Prior to his current role, Abramson was NPR's Education Correspondent covering a wide variety of issues related to education, from federal policy to testing to instructional techniques in the classroom. His reporting focused on the impact of for-profit colleges and universities, and on the role of technology in the classroom. He made a number of trips to New Orleans to chart the progress of school reform there since Hurricane Katrina. Abramson also covers a variety of news stories beyond the education beat.

In 2006, Abramson returned to the education beat after spending nine years covering national security and technology issues for NPR. Since 9/11, Abramson has covered telecommunications regulation, computer privacy, legal issues in cyberspace, and legal issues related to the war on terrorism.

During the late 1990s, Abramson was involved in several special projects related to education. He followed the efforts of a school in Fairfax County, Virginia, to include severely disabled students in regular classroom settings. He joined the National Desk reporting staff in 1997.

For seven years prior to his position as a reporter on the National Desk, Abramson was senior editor for NPR's National Desk. His department was responsible for approximately 25 staff reporters across the United States, five editors in Washington, and news bureaus in Los Angeles, New York, and Chicago. The National Desk also coordinated domestic news coverage with news departments at many of NPR's member stations. The desk doubled in size during Abramson's tenure. He oversaw the development of specialized beats in general business, high-technology, workplace issues, small business, education, and criminal justice.

Abramson joined NPR in 1985 as a production assistant with Morning Edition. He moved to the National Desk, where he served for two years as Western editor.
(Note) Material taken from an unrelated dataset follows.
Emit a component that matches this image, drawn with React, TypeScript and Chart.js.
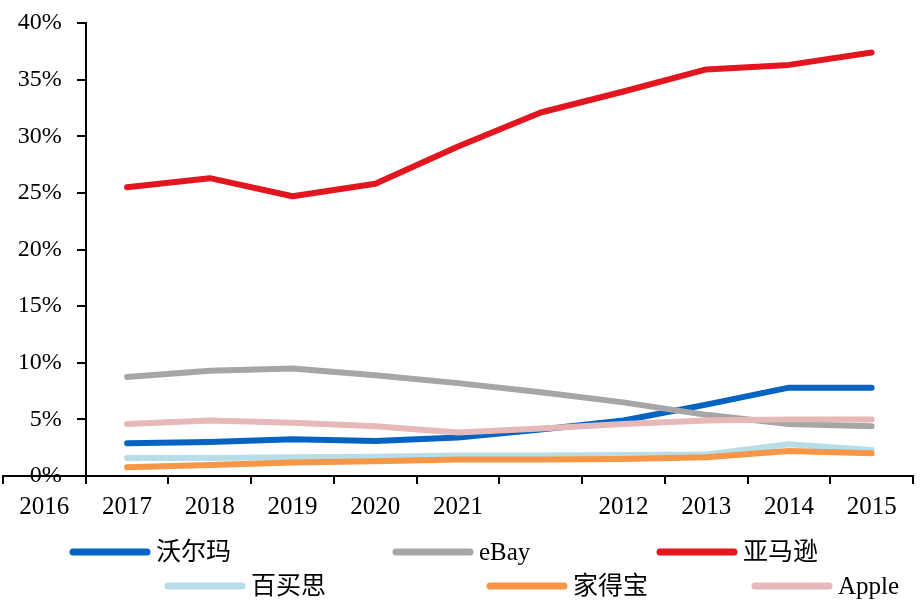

From there, he became the deputy science editor with NPR's Science Unit, where he helped win a duPont-Columbia Award as editor of a special series on Black Americans and AIDS.

Prior to his work at NPR, Abramson was a freelance reporter in San Francisco and worked with Voice of America in California and in Washington, D.C.

He has a master's degree in comparative literature from the University of California at Berkeley. Abramson also studied overseas at Trinity College in Dublin, Ireland, and at the Free University in Berlin, Germany.